For all the talk of race outside the courtroom, its role inside the trial was muted – more subtext than central theme. Debra Steinberg Nelson, the stern judge overseeing the case, ruled that prosecutors could say Zimmerman “profiled” Trayvon but could not say he “racially profiled” the teen. The decision disappointed some African-American leaders here who had hoped the action inside the courtroom might deepen the national conversation about race that was happening outside the building.

Nelson, a former prosecutor who was appointed to the bench in 1999 by then-Gov. Jeb Bush, a Republican, sparred repeatedly with Zimmerman’s defense attorney Don West. In one of the trial’s signal moments, Nelson stormed off the bench shortly before 10 p.m. while West was still talking, abruptly ending a marathon evidence hearing.

Nelson ruled that jurors would not be allowed to see text messages found on Trayvon’s cellphone about fighting and guns because they could not be authenticated. “Why you always fighting?” a message from one of Trayvon’s friend’s said, according to a defense expert.

West had been eager to introduce the texts to further the defense claim that Trayvon was the aggressor in the fight and that Zimmerman, whom a gym owner described as “soft” and unathletic, was overpowered by the tall and slender teenager.

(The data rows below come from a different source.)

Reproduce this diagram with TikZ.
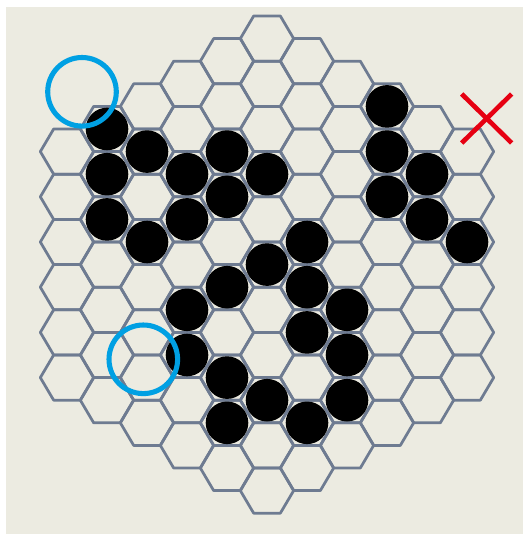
\documentclass[tikz,border=0pt]{standalone}
\definecolor{bgc}{HTML}{ECEBE1}
\definecolor{gridc}{HTML}{6E7B91}
\definecolor{ringc}{HTML}{00A0E3}
\definecolor{crossc}{HTML}{E60012}
\begin{document}
\begin{tikzpicture}[x=0.75pt,y=-0.75pt,
  grid/.style={draw=gridc,line width=2.05pt,line join=round},
  stone/.style={fill=black},
  ring/.style={draw=ringc,line width=3.8pt},
  cross/.style={draw=crossc,line width=3.5pt}]
\useasboundingbox (0,0) rectangle (523,534);
\fill[bgc] (6,7) rectangle (523,534);
\foreach \i in {0,...,10}{
  \pgfmathtruncatemacro\c{abs(\i-5)}
  \pgfmathtruncatemacro\n{10-\c}
  \foreach \k in {0,...,\n}{
    \pgfmathsetmacro\cx{67+40*\i}
    \pgfmathsetmacro\cy{38.6+22.6*\c+45.2*\k}
    \draw[grid] (\cx+26.67,\cy) -- (\cx+13.33,\cy-22.6) -- (\cx-13.33,\cy-22.6) -- (\cx-26.67,\cy) -- (\cx-13.33,\cy+22.6) -- (\cx+13.33,\cy+22.6) -- cycle;
  }
}
\foreach \i/\k in {1/0,2/1,1/1,3/2,4/2,5/3,4/3,1/2,3/3,2/3,8/0,8/1,9/1,8/2,9/2,10/2,6/4,5/5,4/5,6/5,3/5,7/5,6/6,3/6,7/6,4/7,5/8,7/7,4/8,6/8}{
  \pgfmathtruncatemacro\c{abs(\i-5)}
  \pgfmathsetmacro\cx{67+40*\i}
  \pgfmathsetmacro\cy{38.6+22.6*\c+45.2*\k}
  \fill[stone] (\cx,\cy) circle[radius=21.3];
}
\draw[ring] (82,91.8) circle[radius=34.3];
\draw[ring] (143.3,359.3) circle[radius=34.3];
\coordinate (xa) at (461.7,94);
\coordinate (xb) at (511.7,143);
\coordinate (xc) at (511.7,94);
\coordinate (xd) at (461.7,143);
\draw[cross] (xa) -- (xb);
\draw[cross] (xc) -- (xd);
\end{tikzpicture}
\end{document}
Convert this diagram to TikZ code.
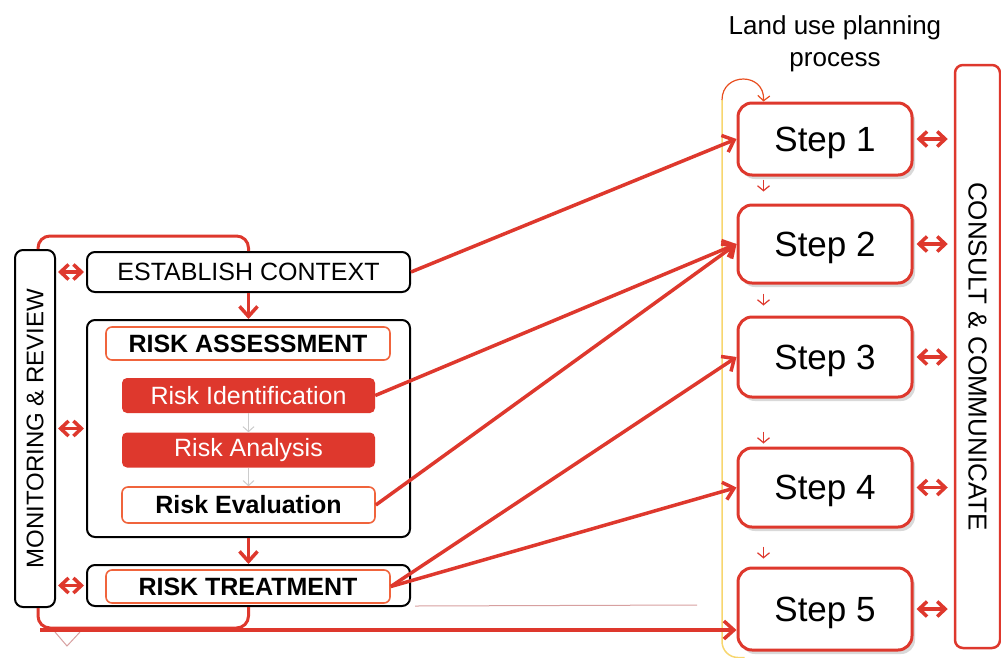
\documentclass[tikz,border=0pt]{standalone}
\usepackage{fontspec}
\setmainfont{Liberation Sans}
\usepackage{xcolor}
\usepackage{tikz}
\usetikzlibrary{shapes.geometric, arrows.meta, shadows, calc}
\definecolor{riskred}{RGB}{222,56,45}
\definecolor{riskorange}{RGB}{240,100,60}
\definecolor{planyellow}{RGB}{247,214,110}
\definecolor{faintred}{RGB}{215,160,160}
\tikzstyle{blkbox} = [rectangle, rounded corners=8pt, draw=black, line width=2pt, inner sep=0pt, fill=white]
\tikzstyle{orgbox} = [rectangle, rounded corners=6pt, draw=riskorange, line width=1.6pt, inner sep=0pt, fill=white, font=\bfseries\fontsize{25}{30}\selectfont]
\tikzstyle{redbox} = [rectangle, rounded corners=5pt, fill=riskred, text=white, inner sep=0pt, minimum width=253pt, minimum height=35pt, font=\fontsize{25}{30}\selectfont]
\tikzstyle{stepbox} = [rectangle, rounded corners=14pt, draw=riskred, line width=3pt, fill=white, minimum width=174pt, text centered, text depth=0pt, font=\fontsize{35}{40}\selectfont, drop shadow={opacity=0.3, shadow xshift=3pt, shadow yshift=-4pt}]
\tikzstyle{link} = [riskred, line width=3.5pt, -{Straight Barb[length=10pt,width=18pt]}]
\tikzstyle{dbl} = [riskred, line width=3.5pt, {Straight Barb[length=8pt,width=15pt]}-{Straight Barb[length=8pt,width=15pt]}]
\tikzstyle{tiny} = [riskred, line width=1.2pt, -{Straight Barb[length=5pt,width=12pt]}]
\tikzstyle{faint} = [black!20, line width=1pt, -{Straight Barb[length=5pt,width=11pt]}]

\begin{document}
\begin{tikzpicture}[x=1pt, y=-1pt]
    \useasboundingbox (0,0) rectangle (1001,657);

    % Left column: risk management
    \node (mon) [blkbox, minimum width=40pt, minimum height=357pt, font=\fontsize{24}{28}\selectfont] at (35,428.5) {\rotatebox{90}{MONITORING \& REVIEW}};
    \node (ctx) [blkbox, minimum width=323pt, minimum height=40pt, font=\fontsize{25}{30}\selectfont] at (248.5,272) {ESTABLISH CONTEXT};
    \node (assess) [blkbox, minimum width=323pt, minimum height=217pt] at (248.5,428.5) {};
    \node (asstitle) [orgbox, minimum width=284pt, minimum height=33pt] at (248,343.5) {RISK ASSESSMENT};
    \node (ident) [redbox] at (248.5,395.5) {Risk Identification};
    \node (anal) [redbox] at (248.5,450) {Risk Analysis};
    \node (eval) [orgbox, minimum width=253pt, minimum height=36pt] at (248.5,505) {Risk Evaluation};
    \node (treatout) [blkbox, minimum width=323pt, minimum height=41pt] at (248.5,585.5) {};
    \node (treat) [orgbox, minimum width=284pt, minimum height=33pt] at (248,586.5) {RISK TREATMENT};

    % Right column: land use planning
    \node (title) [align=center, font=\fontsize{26}{32}\selectfont] at (835,44) {Land use planning\\process};
    \node (s1) [stepbox, minimum height=72pt] at (825,139) {Step 1};
    \node (s2) [stepbox, minimum height=78pt] at (825,244) {Step 2};
    \node (s3) [stepbox, minimum height=80pt] at (825,357) {Step 3};
    \node (s4) [stepbox, minimum height=79pt] at (825,487.5) {Step 4};
    \node (s5) [stepbox, minimum height=82pt] at (825,609) {Step 5};
    \node (con) [rectangle, rounded corners=8pt, draw=riskred, line width=2.5pt, inner sep=0pt, minimum width=45pt, minimum height=583pt, font=\fontsize{26}{30}\selectfont] at (977.5,356.5) {\rotatebox{-90}{CONSULT \& COMMUNICATE}};
    \coordinate (fb) at (40,630);

    % Left side arrows and loops
    \draw [link] (ctx) -- (assess);
    \draw [link] (assess) -- (treatout);
    \draw [faint] (ident) -- (anal);
    \draw [faint] (anal) -- (eval);
    \draw [dbl, shorten <=2pt, shorten >=2pt] (ctx.west -| mon.east) -- (ctx.west);
    \draw [dbl, shorten <=2pt, shorten >=2pt] (assess.west -| mon.east) -- (assess.west);
    \draw [dbl, shorten <=2pt, shorten >=2pt] (treatout.west -| mon.east) -- (treatout.west);
    \draw [riskred, line width=3pt, rounded corners=12pt] ([xshift=3pt]mon.north) -- ++(0,-13) -| (ctx.north);
    \draw [riskred, line width=3pt, rounded corners=12pt] ([xshift=3pt]mon.south) -- ++(0,20) -| (treatout.south);
    \draw [faintred, line width=1pt] (treatout.south east) ++(4,-1) -- (697,605);
    \draw [faintred, line width=1pt] (55,632) -- (67,646) -- (80,632);

    % Planning loop
    \draw [planyellow, line width=1.5pt, rounded corners=16pt] ($(s5.south west)+(8,6)$) -| (722,100);
    \draw [riskred!70!orange, line width=1.2pt, -{Straight Barb[length=5pt,width=12pt]}] (722,100) .. controls (722,72) and (765,72) .. ([xshift=27pt]s1.north west);
    \draw [tiny] ([xshift=27pt, yshift=-3pt]s1.south west) -- ++(0,12);
    \draw [tiny] ([xshift=27pt, yshift=-9pt]s2.south west) -- ++(0,12);
    \draw [tiny] ([xshift=27pt, yshift=-33pt]s3.south west) -- ++(0,12);
    \draw [tiny] ([xshift=27pt, yshift=-18pt]s4.south west) -- ++(0,12);

    % Links between the two processes
    \draw [link] (ctx.east) -- (s1.west);
    \draw [link] (ident.east) -- (s2.west);
    \draw [link] (eval.east) -- (s2.west);
    \draw [link] (treat.east) -- (s3.west);
    \draw [link] (treat.east) -- (s4.west);
    \draw [link] (fb) -- (fb -| s5.west);

    % Consult and communicate
    \foreach \s in {s1,s2,s3,s4,s5}
        \draw [dbl, shorten <=3pt, shorten >=6pt] (\s.east) -- (\s.east -| con.west);

\end{tikzpicture}
\end{document}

O’Mara and West, a former rock dee-jay with a shaved head and an imposing courtroom presence, succeeded in turning many of the state’s key witnesses into assets for the defense. They got John Good, a neighbor, to testify that he saw a figure in dark clothes (Trayvon’s hoodie was dark) straddling another person and doing a mixed martial arts-style “ground and pound” while “raining down blows.” They also got lead police investigator Chris Serino to testify that he believed Zimmerman’s self-defense account.